(Written problem): From the line with "Clone this chart in matplotlib." to the line with "title = 'Piemonte", both included, repeat each line exactly and leave out the pictures.
:: Material for the task
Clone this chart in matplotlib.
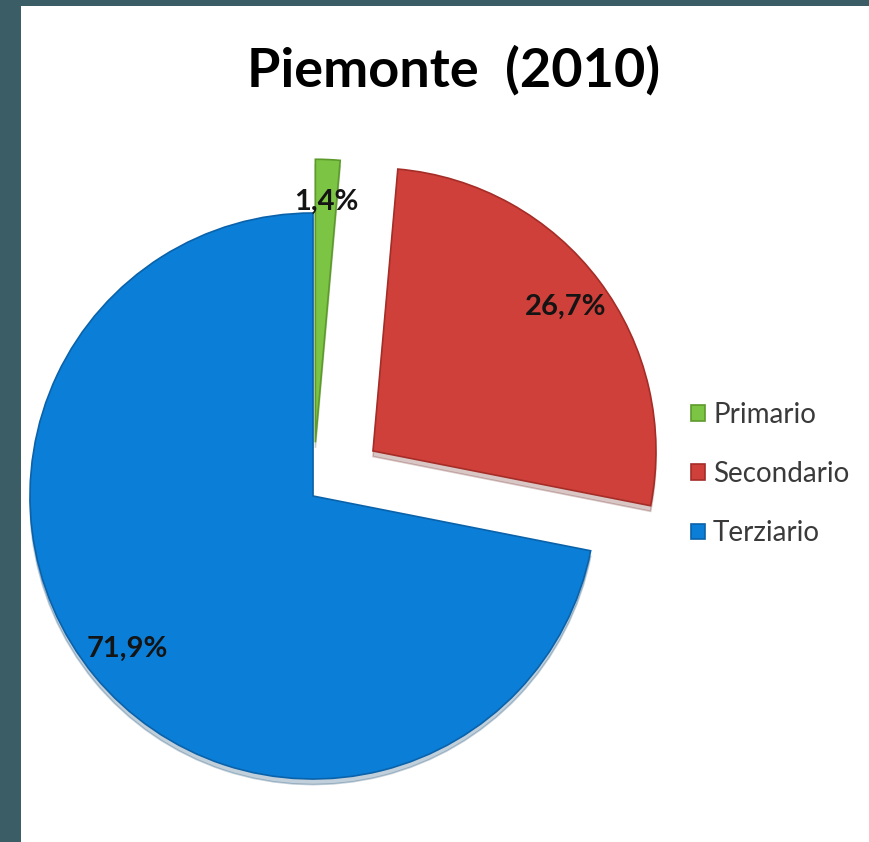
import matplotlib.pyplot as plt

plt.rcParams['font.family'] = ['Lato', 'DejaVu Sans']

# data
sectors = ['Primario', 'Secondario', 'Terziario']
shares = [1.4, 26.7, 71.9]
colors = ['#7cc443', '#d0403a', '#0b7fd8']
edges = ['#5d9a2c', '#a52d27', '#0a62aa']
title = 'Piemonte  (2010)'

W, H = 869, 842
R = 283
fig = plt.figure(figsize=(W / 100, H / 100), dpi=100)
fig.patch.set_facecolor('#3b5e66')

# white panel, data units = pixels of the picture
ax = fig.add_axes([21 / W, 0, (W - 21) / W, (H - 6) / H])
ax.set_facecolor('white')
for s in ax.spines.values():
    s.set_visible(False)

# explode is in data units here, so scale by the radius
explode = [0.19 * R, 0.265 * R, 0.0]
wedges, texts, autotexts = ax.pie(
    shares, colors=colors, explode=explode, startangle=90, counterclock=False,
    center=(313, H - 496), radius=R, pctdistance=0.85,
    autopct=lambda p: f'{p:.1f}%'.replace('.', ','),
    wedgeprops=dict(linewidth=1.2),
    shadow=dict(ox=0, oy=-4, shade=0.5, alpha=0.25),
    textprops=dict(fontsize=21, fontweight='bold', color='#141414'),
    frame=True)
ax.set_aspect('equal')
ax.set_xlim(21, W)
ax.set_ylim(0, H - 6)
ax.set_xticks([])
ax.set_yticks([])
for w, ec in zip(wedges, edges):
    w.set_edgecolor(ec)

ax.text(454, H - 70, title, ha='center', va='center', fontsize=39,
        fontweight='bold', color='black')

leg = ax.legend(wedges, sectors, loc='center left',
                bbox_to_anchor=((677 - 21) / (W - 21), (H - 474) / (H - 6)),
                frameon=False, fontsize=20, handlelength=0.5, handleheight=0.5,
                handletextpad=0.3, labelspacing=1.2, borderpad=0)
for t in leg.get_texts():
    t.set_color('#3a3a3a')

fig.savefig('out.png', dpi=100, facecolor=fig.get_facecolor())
::::
:: Material for the task
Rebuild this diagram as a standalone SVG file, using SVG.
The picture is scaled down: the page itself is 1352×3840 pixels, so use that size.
::::
(Right answer):
Clone this chart in matplotlib.
import matplotlib.pyplot as plt

plt.rcParams['font.family'] = ['Lato', 'DejaVu Sans']

# data
sectors = ['Primario', 'Secondario', 'Terziario']
shares = [1.4, 26.7, 71.9]
colors = ['#7cc443', '#d0403a', '#0b7fd8']
edges = ['#5d9a2c', '#a52d27', '#0a62aa']
title = 'Piemonte  (2010)'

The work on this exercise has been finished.